__Short task__: In your copy, include every line of the listing below exactly but none of the pictures.

__Supplied information__:
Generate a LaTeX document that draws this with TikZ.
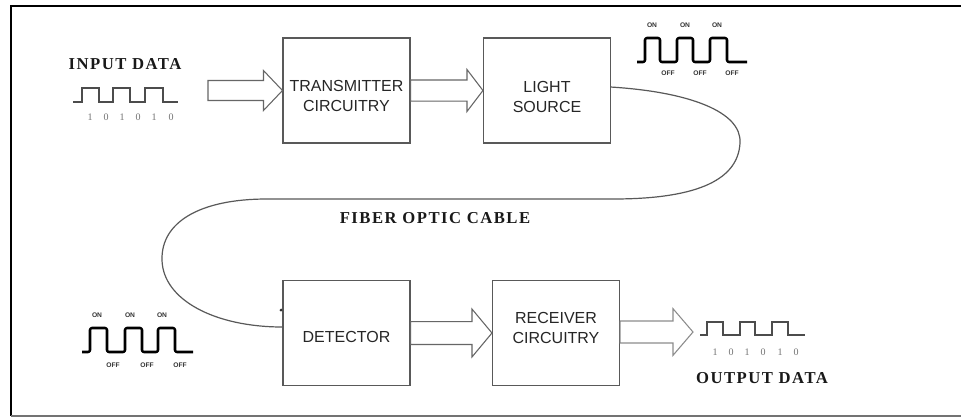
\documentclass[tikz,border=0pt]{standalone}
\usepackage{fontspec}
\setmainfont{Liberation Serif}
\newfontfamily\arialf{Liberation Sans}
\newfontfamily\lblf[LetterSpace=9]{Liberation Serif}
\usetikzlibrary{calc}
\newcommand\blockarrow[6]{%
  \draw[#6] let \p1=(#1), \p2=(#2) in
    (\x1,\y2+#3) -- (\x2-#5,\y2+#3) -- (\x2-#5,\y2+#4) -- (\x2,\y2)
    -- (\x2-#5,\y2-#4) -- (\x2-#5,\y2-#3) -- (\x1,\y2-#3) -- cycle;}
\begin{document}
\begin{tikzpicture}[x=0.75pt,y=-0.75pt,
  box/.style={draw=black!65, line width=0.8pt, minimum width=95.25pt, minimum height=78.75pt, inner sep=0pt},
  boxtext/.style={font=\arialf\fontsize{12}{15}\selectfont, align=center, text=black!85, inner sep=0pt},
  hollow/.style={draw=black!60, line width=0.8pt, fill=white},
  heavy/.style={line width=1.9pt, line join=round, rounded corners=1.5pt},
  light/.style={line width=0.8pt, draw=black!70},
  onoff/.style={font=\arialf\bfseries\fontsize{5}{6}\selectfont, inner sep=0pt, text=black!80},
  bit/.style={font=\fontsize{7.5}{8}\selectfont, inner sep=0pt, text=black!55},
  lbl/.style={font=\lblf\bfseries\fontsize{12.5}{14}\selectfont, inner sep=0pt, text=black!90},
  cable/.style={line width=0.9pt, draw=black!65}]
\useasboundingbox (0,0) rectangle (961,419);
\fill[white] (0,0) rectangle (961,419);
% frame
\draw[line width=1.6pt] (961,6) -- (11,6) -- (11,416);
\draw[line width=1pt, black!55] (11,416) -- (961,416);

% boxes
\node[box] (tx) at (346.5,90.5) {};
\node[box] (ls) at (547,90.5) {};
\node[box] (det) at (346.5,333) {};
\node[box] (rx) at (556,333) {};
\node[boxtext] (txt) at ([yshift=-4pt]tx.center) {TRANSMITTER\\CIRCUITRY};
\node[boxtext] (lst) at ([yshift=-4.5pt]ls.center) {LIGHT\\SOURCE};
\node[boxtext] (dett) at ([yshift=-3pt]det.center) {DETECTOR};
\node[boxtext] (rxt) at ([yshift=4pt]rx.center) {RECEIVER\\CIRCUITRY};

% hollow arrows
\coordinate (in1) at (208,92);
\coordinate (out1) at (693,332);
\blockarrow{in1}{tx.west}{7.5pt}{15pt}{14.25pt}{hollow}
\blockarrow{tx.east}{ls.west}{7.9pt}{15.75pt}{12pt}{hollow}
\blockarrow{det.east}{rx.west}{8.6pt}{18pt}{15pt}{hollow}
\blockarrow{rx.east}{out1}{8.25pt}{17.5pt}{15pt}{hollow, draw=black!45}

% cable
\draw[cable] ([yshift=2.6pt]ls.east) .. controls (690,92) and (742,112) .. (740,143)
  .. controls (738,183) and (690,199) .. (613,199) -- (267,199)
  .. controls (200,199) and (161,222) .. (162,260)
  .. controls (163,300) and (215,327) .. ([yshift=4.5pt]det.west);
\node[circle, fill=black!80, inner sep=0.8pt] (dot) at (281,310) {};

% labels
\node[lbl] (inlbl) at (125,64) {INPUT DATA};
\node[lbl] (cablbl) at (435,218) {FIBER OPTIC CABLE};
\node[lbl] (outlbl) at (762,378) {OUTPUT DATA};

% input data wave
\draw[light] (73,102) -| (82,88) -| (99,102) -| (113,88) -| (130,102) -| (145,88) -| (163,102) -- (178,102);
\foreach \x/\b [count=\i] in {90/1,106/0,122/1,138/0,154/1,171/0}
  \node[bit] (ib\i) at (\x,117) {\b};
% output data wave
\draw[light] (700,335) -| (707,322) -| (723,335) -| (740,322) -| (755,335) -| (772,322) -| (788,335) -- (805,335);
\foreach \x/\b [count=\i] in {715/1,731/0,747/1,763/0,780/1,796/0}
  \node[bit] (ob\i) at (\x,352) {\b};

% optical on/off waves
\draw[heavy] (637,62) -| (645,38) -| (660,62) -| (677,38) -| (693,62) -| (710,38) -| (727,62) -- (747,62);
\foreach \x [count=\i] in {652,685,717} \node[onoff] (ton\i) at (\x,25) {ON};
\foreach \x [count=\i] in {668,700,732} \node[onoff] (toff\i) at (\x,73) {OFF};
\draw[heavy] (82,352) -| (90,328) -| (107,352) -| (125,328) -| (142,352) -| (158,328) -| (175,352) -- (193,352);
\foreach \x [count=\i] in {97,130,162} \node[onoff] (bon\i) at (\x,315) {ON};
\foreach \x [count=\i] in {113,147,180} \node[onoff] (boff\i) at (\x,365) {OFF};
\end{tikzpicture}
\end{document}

__Output for this exercise__:
Generate a LaTeX document that draws this with TikZ.
\documentclass[tikz,border=0pt]{standalone}
\usepackage{fontspec}
\setmainfont{Liberation Serif}
\newfontfamily\arialf{Liberation Sans}
\newfontfamily\lblf[LetterSpace=9]{Liberation Serif}
\usetikzlibrary{calc}
\newcommand\blockarrow[6]{%
  \draw[#6] let \p1=(#1), \p2=(#2) in
    (\x1,\y2+#3) -- (\x2-#5,\y2+#3) -- (\x2-#5,\y2+#4) -- (\x2,\y2)
    -- (\x2-#5,\y2-#4) -- (\x2-#5,\y2-#3) -- (\x1,\y2-#3) -- cycle;}
\begin{document}
\begin{tikzpicture}[x=0.75pt,y=-0.75pt,
  box/.style={draw=black!65, line width=0.8pt, minimum width=95.25pt, minimum height=78.75pt, inner sep=0pt},
  boxtext/.style={font=\arialf\fontsize{12}{15}\selectfont, align=center, text=black!85, inner sep=0pt},
  hollow/.style={draw=black!60, line width=0.8pt, fill=white},
  heavy/.style={line width=1.9pt, line join=round, rounded corners=1.5pt},
  light/.style={line width=0.8pt, draw=black!70},
  onoff/.style={font=\arialf\bfseries\fontsize{5}{6}\selectfont, inner sep=0pt, text=black!80},
  bit/.style={font=\fontsize{7.5}{8}\selectfont, inner sep=0pt, text=black!55},
  lbl/.style={font=\lblf\bfseries\fontsize{12.5}{14}\selectfont, inner sep=0pt, text=black!90},
  cable/.style={line width=0.9pt, draw=black!65}]
\useasboundingbox (0,0) rectangle (961,419);
\fill[white] (0,0) rectangle (961,419);
% frame
\draw[line width=1.6pt] (961,6) -- (11,6) -- (11,416);
\draw[line width=1pt, black!55] (11,416) -- (961,416);

% boxes
\node[box] (tx) at (346.5,90.5) {};
\node[box] (ls) at (547,90.5) {};
\node[box] (det) at (346.5,333) {};
\node[box] (rx) at (556,333) {};
\node[boxtext] (txt) at ([yshift=-4pt]tx.center) {TRANSMITTER\\CIRCUITRY};
\node[boxtext] (lst) at ([yshift=-4.5pt]ls.center) {LIGHT\\SOURCE};
\node[boxtext] (dett) at ([yshift=-3pt]det.center) {DETECTOR};
\node[boxtext] (rxt) at ([yshift=4pt]rx.center) {RECEIVER\\CIRCUITRY};

% hollow arrows
\coordinate (in1) at (208,92);
\coordinate (out1) at (693,332);
\blockarrow{in1}{tx.west}{7.5pt}{15pt}{14.25pt}{hollow}
\blockarrow{tx.east}{ls.west}{7.9pt}{15.75pt}{12pt}{hollow}
\blockarrow{det.east}{rx.west}{8.6pt}{18pt}{15pt}{hollow}
\blockarrow{rx.east}{out1}{8.25pt}{17.5pt}{15pt}{hollow, draw=black!45}

% cable
\draw[cable] ([yshift=2.6pt]ls.east) .. controls (690,92) and (742,112) .. (740,143)
  .. controls (738,183) and (690,199) .. (613,199) -- (267,199)
  .. controls (200,199) and (161,222) .. (162,260)
  .. controls (163,300) and (215,327) .. ([yshift=4.5pt]det.west);
\node[circle, fill=black!80, inner sep=0.8pt] (dot) at (281,310) {};

% labels
\node[lbl] (inlbl) at (125,64) {INPUT DATA};
\node[lbl] (cablbl) at (435,218) {FIBER OPTIC CABLE};
\node[lbl] (outlbl) at (762,378) {OUTPUT DATA};

% input data wave
\draw[light] (73,102) -| (82,88) -| (99,102) -| (113,88) -| (130,102) -| (145,88) -| (163,102) -- (178,102);
\foreach \x/\b [count=\i] in {90/1,106/0,122/1,138/0,154/1,171/0}
  \node[bit] (ib\i) at (\x,117) {\b};
% output data wave
\draw[light] (700,335) -| (707,322) -| (723,335) -| (740,322) -| (755,335) -| (772,322) -| (788,335) -- (805,335);
\foreach \x/\b [count=\i] in {715/1,731/0,747/1,763/0,780/1,796/0}
  \node[bit] (ob\i) at (\x,352) {\b};

% optical on/off waves
\draw[heavy] (637,62) -| (645,38) -| (660,62) -| (677,38) -| (693,62) -| (710,38) -| (727,62) -- (747,62);
\foreach \x [count=\i] in {652,685,717} \node[onoff] (ton\i) at (\x,25) {ON};
\foreach \x [count=\i] in {668,700,732} \node[onoff] (toff\i) at (\x,73) {OFF};
\draw[heavy] (82,352) -| (90,328) -| (107,352) -| (125,328) -| (142,352) -| (158,328) -| (175,352) -- (193,352);
\foreach \x [count=\i] in {97,130,162} \node[onoff] (bon\i) at (\x,315) {ON};
\foreach \x [count=\i] in {113,147,180} \node[onoff] (boff\i) at (\x,365) {OFF};
\end{tikzpicture}
\end{document}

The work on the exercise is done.